Can you explain it to me? I never heard of that.

Re: libraries - I know. I hated dragging books around the city, too.

[identity profile] fpb.livejournal.com 2008-07-22 09:00 pm (UTC)(link)
ST.Jehosaphat, IIRC, the protagonist of a book of Buddhist stories (as the Bodhisattva, that is the last stage before Buddhahood) which somehow reached Christian Syria, where they were Christianized and eventually translated into Greek and Latin. Am I right, [personal profile] tree_and_leaf?

[identity profile] parrot-knight.livejournal.com 2008-07-23 10:13 pm (UTC)(link)
I'd not heard of it either - a fascinating Christianization.

[identity profile] fpb.livejournal.com 2008-07-24 04:06 pm (UTC)(link)
You just wait till I prove the connection between Ferdawsi's Book of Kings and Geoffrey of Monmouth's History of the Kings of Britain.

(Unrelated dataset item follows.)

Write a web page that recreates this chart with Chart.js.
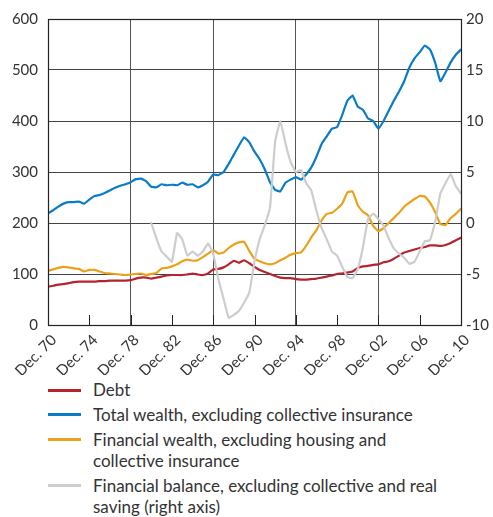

And I am not kidding: it is there. It's a bloody wonder nobody noticed - I know that Celticists and Medieval Latinists don't often trouble their heads with Persian literature - or vice versa - but crikey, Indo-Europeanists at least ought to be a bit quicker on the uptake!
ext_27872: (Default)

[identity profile] el-staplador.livejournal.com 2008-07-22 05:16 pm (UTC)(link)
I know next to nothing about Goethe, but personally I have always found it amusing that John Keats - who, it must be admitted, knew a nice word when he saw one - was desperately in love with someone called Fanny Brawne. When did love have anything to do with intellect?

[identity profile] wellinghall.livejournal.com 2008-07-22 06:11 pm (UTC)(link)
Someone else who wears a waxed jacket! Ours have just been re-proofed, ready for Norway (although ours are Barbours).

[identity profile] parrot-knight.livejournal.com 2008-07-23 10:14 pm (UTC)(link)
My Barbour is long overdue a rewaxing...

[identity profile] fpb.livejournal.com 2008-07-22 09:02 pm (UTC)(link)
I guess that for some people just admire the greatness of Goethe was never going to be enough. One has to go "behind" things, to "discover" the "truth" about said greatness - otherwise, what share does one have in it? And yet it is my firm belief that high achievement in any area reflects on us all as human beings.

[identity profile] fpb.livejournal.com 2008-07-22 09:05 pm (UTC)(link)
And talking about intellekshul - isn't it the case that all the Bacon/Oxford nonsense is based on an obstinate belief that the leather-merchant's son from Stratford upon Avon was simply too ordinary a person for the loftiness of his work? Evidently the overrating of intellekshulness is a feature of Batshit Insane Theories.